Ultrafast antiferromagnetic spin dynamics in high magnetic fields

This research explores how spins in magnetic materials behave when subjected to ultrafast laser pulses and high magnetic fields, with a focus on the phase diagram of ferri- and antiferromagnetic materials. The phase diagram is crucial in understanding the transitions between different magnetic states under varying temperature and magnetic field conditions. Femtosecond laser pulses rapidly heat materials like ferrimagnetic iron garnet and antiferromagnetic FeRh, driving them across critical points in their phase diagrams - such as the compensation temperature in iron garnet and the magnetostructural transition temperature in FeRh. These rapid temperature changes trigger ultrafast spin dynamics, which are analyzed in relation to the applied magnetic fields and temperatures.

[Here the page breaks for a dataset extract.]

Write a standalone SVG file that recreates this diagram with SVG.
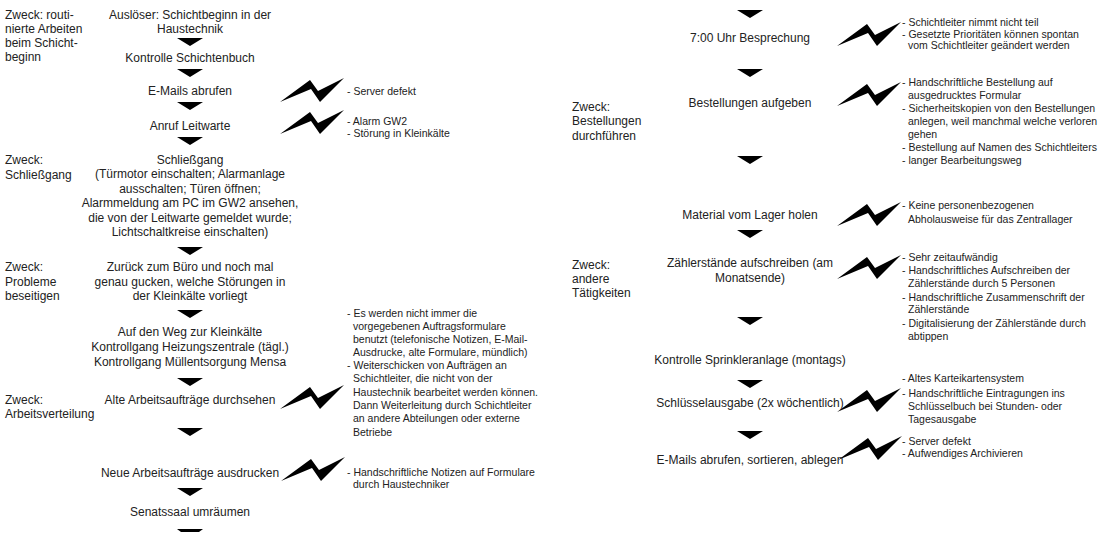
<svg xmlns="http://www.w3.org/2000/svg" xmlns:xlink="http://www.w3.org/1999/xlink" width="1099" height="539" viewBox="0 0 1099 539">
<style>
text{font-family:"Liberation Sans",Arial,sans-serif;fill:#222}
.m{font-size:12px;text-anchor:middle}
.l{font-size:12px}
.c{font-size:10.5px}
.tri{fill:#000}
.bolt{fill:#000}
</style>
<defs>
<path id="bolt" d="M0,24 L30,2 L38,13 L64,0 L40,24 L31,11 Z"/>
<polygon id="tri" points="0,0 26,0 13,8"/>
</defs>
<rect width="1099" height="539" fill="#fff"/>

<g id="connectors">
  <use href="#tri" class="tri" x="177" y="38"/>
  <use href="#tri" class="tri" x="177" y="69"/>
  <use href="#tri" class="tri" x="177" y="102"/>
  <use href="#tri" class="tri" x="177" y="137"/>
  <use href="#tri" class="tri" x="177" y="247"/>
  <use href="#tri" class="tri" x="177" y="310"/>
  <use href="#tri" class="tri" x="177" y="378"/>
  <use href="#tri" class="tri" x="177" y="428"/>
  <use href="#tri" class="tri" x="177" y="488"/>
  <polygon class="tri" points="177,529 203,529 199,532 181,532"/>
  <use href="#tri" class="tri" x="737" y="10"/>
  <use href="#tri" class="tri" x="737" y="69"/>
  <use href="#tri" class="tri" x="737" y="156"/>
  <use href="#tri" class="tri" x="737" y="230"/>
  <use href="#tri" class="tri" x="737" y="317"/>
  <use href="#tri" class="tri" x="737" y="380"/>
  <use href="#tri" class="tri" x="737" y="431"/>
  <use href="#bolt" class="bolt" x="280" y="78"/>
  <use href="#bolt" class="bolt" x="280" y="110"/>
  <use href="#bolt" class="bolt" x="280" y="385"/>
  <use href="#bolt" class="bolt" x="281" y="457"/>
  <use href="#bolt" class="bolt" x="837" y="22"/>
  <use href="#bolt" class="bolt" x="837" y="82"/>
  <use href="#bolt" class="bolt" x="837" y="202"/>
  <use href="#bolt" class="bolt" x="837" y="255"/>
  <use href="#bolt" class="bolt" x="837" y="388"/>
  <use href="#bolt" class="bolt" x="838" y="436"/>
</g>

<g id="label-routine">
  <text class="l" x="5" y="19">Zweck: routi-</text>
  <text class="l" x="5" y="33">nierte Arbeiten</text>
  <text class="l" x="5" y="47">beim Schicht-</text>
  <text class="l" x="5" y="61">beginn</text>
</g>
<g id="label-schliessgang">
  <text class="l" x="5" y="164">Zweck:</text>
  <text class="l" x="5" y="178.5">Schließgang</text>
</g>
<g id="label-probleme">
  <text class="l" x="5" y="271">Zweck:</text>
  <text class="l" x="5" y="285.5">Probleme</text>
  <text class="l" x="5" y="300">beseitigen</text>
</g>
<g id="label-arbeitsverteilung">
  <text class="l" x="5" y="404">Zweck:</text>
  <text class="l" x="5" y="418">Arbeitsverteilung</text>
</g>

<g id="n-ausloeser">
  <text class="m" x="190" y="19">Auslöser: Schichtbeginn in der</text>
  <text class="m" x="190" y="33">Haustechnik</text>
</g>
<g id="n-schichtenbuch"><text class="m" x="190" y="62">Kontrolle Schichtenbuch</text></g>
<g id="n-emails"><text class="m" x="190" y="95">E-Mails abrufen</text></g>
<g id="n-leitwarte"><text class="m" x="190" y="130">Anruf Leitwarte</text></g>
<g id="n-schliessgang">
  <text class="m" x="190" y="164">Schließgang</text>
  <text class="m" x="190" y="178.4">(Türmotor einschalten; Alarmanlage</text>
  <text class="m" x="190" y="192.8">ausschalten; Türen öffnen;</text>
  <text class="m" x="190" y="207.2">Alarmmeldung am PC im GW2 ansehen,</text>
  <text class="m" x="190" y="221.6">die von der Leitwarte gemeldet wurde;</text>
  <text class="m" x="190" y="236">Lichtschaltkreise einschalten)</text>
</g>
<g id="n-buero">
  <text class="m" x="190" y="271">Zurück zum Büro und noch mal</text>
  <text class="m" x="190" y="285.5">genau gucken, welche Störungen in</text>
  <text class="m" x="190" y="300">der Kleinkälte vorliegt</text>
</g>
<g id="n-kleinkaelte">
  <text class="m" x="190" y="336">Auf den Weg zur Kleinkälte</text>
  <text class="m" x="190" y="351">Kontrollgang Heizungszentrale (tägl.)</text>
  <text class="m" x="190" y="366">Kontrollgang Müllentsorgung Mensa</text>
</g>
<g id="n-alte"><text class="m" x="190" y="404">Alte Arbeitsaufträge durchsehen</text></g>
<g id="n-neue"><text class="m" x="190" y="477">Neue Arbeitsaufträge ausdrucken</text></g>
<g id="n-senatssaal"><text class="m" x="190" y="516">Senatssaal umräumen</text></g>

<g id="c-emails">
  <text class="c" x="347" y="95">- Server defekt</text>
</g>
<g id="c-leitwarte">
  <text class="c" x="347" y="125">- Alarm GW2</text>
  <text class="c" x="347" y="136.5">- Störung in Kleinkälte</text>
</g>
<g id="c-alte">
  <text class="c" x="347" y="317">- Es werden nicht immer die</text>
  <text class="c" x="353" y="330">vorgegebenen Auftragsformulare</text>
  <text class="c" x="353" y="343">benutzt (telefonische Notizen, E-Mail-</text>
  <text class="c" x="353" y="356">Ausdrucke, alte Formulare, mündlich)</text>
  <text class="c" x="347" y="369">- Weiterschicken von Aufträgen an</text>
  <text class="c" x="353" y="382">Schichtleiter, die nicht von der</text>
  <text class="c" x="353" y="396">Haustechnik bearbeitet werden können.</text>
  <text class="c" x="353" y="409">Dann Weiterleitung durch Schichtleiter</text>
  <text class="c" x="353" y="422">an andere Abteilungen oder externe</text>
  <text class="c" x="353" y="436">Betriebe</text>
</g>
<g id="c-neue">
  <text class="c" x="347" y="476">- Handschriftliche Notizen auf Formulare</text>
  <text class="c" x="353" y="488">durch Haustechniker</text>
</g>

<g id="label-bestellungen">
  <text class="l" x="572" y="111">Zweck:</text>
  <text class="l" x="572" y="125">Bestellungen</text>
  <text class="l" x="572" y="140">durchführen</text>
</g>
<g id="label-andere">
  <text class="l" x="572" y="269">Zweck:</text>
  <text class="l" x="572" y="283">andere</text>
  <text class="l" x="572" y="297">Tätigkeiten</text>
</g>

<g id="n-besprechung"><text class="m" x="750" y="42">7:00 Uhr Besprechung</text></g>
<g id="n-bestellungen"><text class="m" x="750" y="107">Bestellungen aufgeben</text></g>
<g id="n-material"><text class="m" x="750" y="219">Material vom Lager holen</text></g>
<g id="n-zaehler">
  <text class="m" x="750" y="267">Zählerstände aufschreiben (am</text>
  <text class="m" x="750" y="282">Monatsende)</text>
</g>
<g id="n-sprinkler"><text class="m" x="750" y="364">Kontrolle Sprinkleranlage (montags)</text></g>
<g id="n-schluessel"><text class="m" x="750" y="407">Schlüsselausgabe (2x wöchentlich)</text></g>
<g id="n-emails2"><text class="m" x="750" y="464">E-Mails abrufen, sortieren, ablegen</text></g>

<g id="c-besprechung">
  <text class="c" x="902" y="25.5">- Schichtleiter nimmt nicht teil</text>
  <text class="c" x="902" y="37.5">- Gesetzte Prioritäten können spontan</text>
  <text class="c" x="908" y="49">vom Schichtleiter geändert werden</text>
</g>
<g id="c-bestellungen">
  <text class="c" x="902" y="86">- Handschriftliche Bestellung auf</text>
  <text class="c" x="908" y="99">ausgedrucktes Formular</text>
  <text class="c" x="902" y="112">- Sicherheitskopien von den Bestellungen</text>
  <text class="c" x="908" y="125">anlegen, weil manchmal welche verloren</text>
  <text class="c" x="908" y="137.5">gehen</text>
  <text class="c" x="902" y="151">- Bestellung auf Namen des Schichtleiters</text>
  <text class="c" x="902" y="164">- langer Bearbeitungsweg</text>
</g>
<g id="c-material">
  <text class="c" x="902" y="209">- Keine personenbezogenen</text>
  <text class="c" x="908" y="223">Abholausweise für das Zentrallager</text>
</g>
<g id="c-zaehler">
  <text class="c" x="902" y="261">- Sehr zeitaufwändig</text>
  <text class="c" x="902" y="274">- Handschriftliches Aufschreiben der</text>
  <text class="c" x="908" y="287">Zählerstände durch 5 Personen</text>
  <text class="c" x="902" y="301">- Handschriftliche Zusammenschrift der</text>
  <text class="c" x="908" y="313">Zählerstände</text>
  <text class="c" x="902" y="327">- Digitalisierung der Zählerstände durch</text>
  <text class="c" x="908" y="340">abtippen</text>
</g>
<g id="c-schluessel">
  <text class="c" x="902" y="382">- Altes Karteikartensystem</text>
  <text class="c" x="902" y="397">- Handschriftliche Eintragungen ins</text>
  <text class="c" x="908" y="410">Schlüsselbuch bei Stunden- oder</text>
  <text class="c" x="908" y="423">Tagesausgabe</text>
</g>
<g id="c-emails2">
  <text class="c" x="902" y="445">- Server defekt</text>
  <text class="c" x="902" y="457">- Aufwendiges Archivieren</text>
</g>
</svg>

The study reveals that spins in collinear phases of the materials are less responsive to laser-induced heating compared to those in non-collinear phases. The reorientation of spins towards equilibrium is delayed in collinear phases, taking longer due to the spin-lattice interaction.

The role of mechanical strain is also examined, showing how tensile or compressive strain influences the dynamics within the phase diagram. This research highlights how manipulating parameters like magnetic field, temperature, and strain can finely control phase transitions and spin behaviour for faster magnetic data processing.